UK wages rising at fastest rate since October 2007, thinktank says

Employment figures for April due later this week are expected to show the biggest rise in real wages growth for nearly eight years, according to new analysis.

The data will give George Osborne a post-election lift after a weak first few months of the year that have shown manufacturing output slide backwards and the biggest boost to growth come from the City and the hotel and restaurant sectors.

 The Resolution Foundation thinktank predicted that average weekly earnings growth will have jumped to an annual rate of between 2.5% and 2.6% in February-April 2015, compared with 2.2% in January-March.

 Combined with inflation falling to -0.1% in April, it means real wages rose by 2.5-2.7%, their fastest rate since October 2007, the study found.But the wages bonanza could be shortlived if inflation, as is expected, continues to rise during the rest of the year to reach 1.7% next summer, driven by higher oil prices.

 The Bank of England is expected to start pushing up interest rates next spring in response to the improving economic outlook, but higher mortgage costs along with other rising prices will eat into real wage growth and disposable incomes.

 Analysts have speculated that households have so far refused to spend the gains from higher real wages for fear that they will prove shortlived. A survey found recently that people expected a pay rise of about 1%. A pay freeze in the public sector, which could be announced as early as next month’s budget, will also depress average wages growth.

Official figures on Wednesday are expected to show that growth in average earnings in the private sector increased to 3.0-3.2% in February-April, the highest real terms growth since September 2007, said the report.

The return of respectable real wage growth is desperately needed, said Resolution, following the UK’s six-year pay squeeze. It added that average weekly earnings are still lower than they were a decade ago and are about £100 a week lower than they might have been in the absence of the downturn.

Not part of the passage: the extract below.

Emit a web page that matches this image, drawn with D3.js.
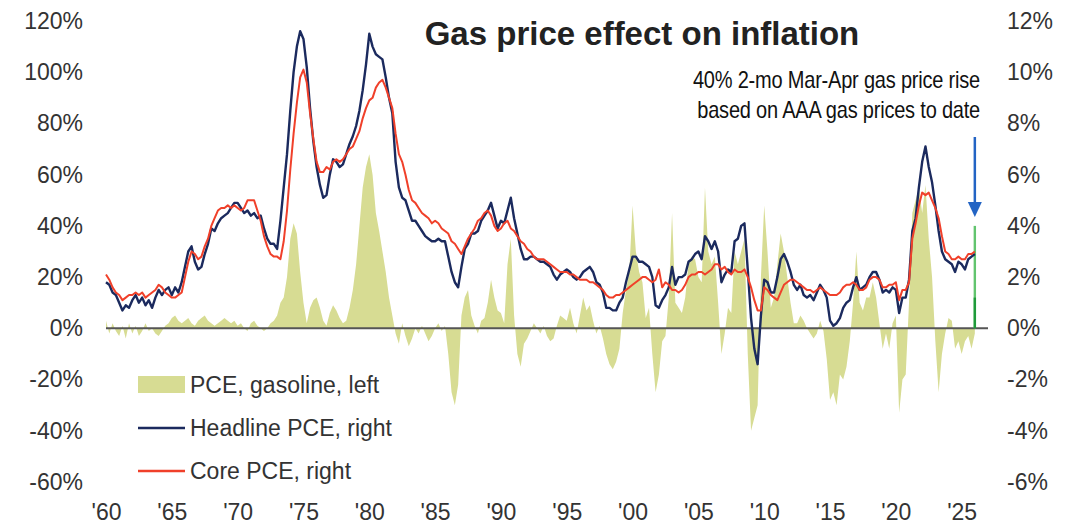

 Matthew Whittaker, chief economist at the Resolution Foundation, said: “The good news is that real wages are now, finally, growing at a respectable rate by historical standards. The bad news is that this only appears to be happening because of inflation falling to unprecedented levels.

 “Normally we’d have expected wages to grow at this rate far earlier on in a recovery, so there is an enormous amount of ground to make up. We need to see real wage growth sustained at this rate year on year. 

“Ultimately, rising productivity will determine the strength of pay packets over the long-term, and tackling Britain’s productivity problems should be the chancellor’s top priority in the run-up to the budget.”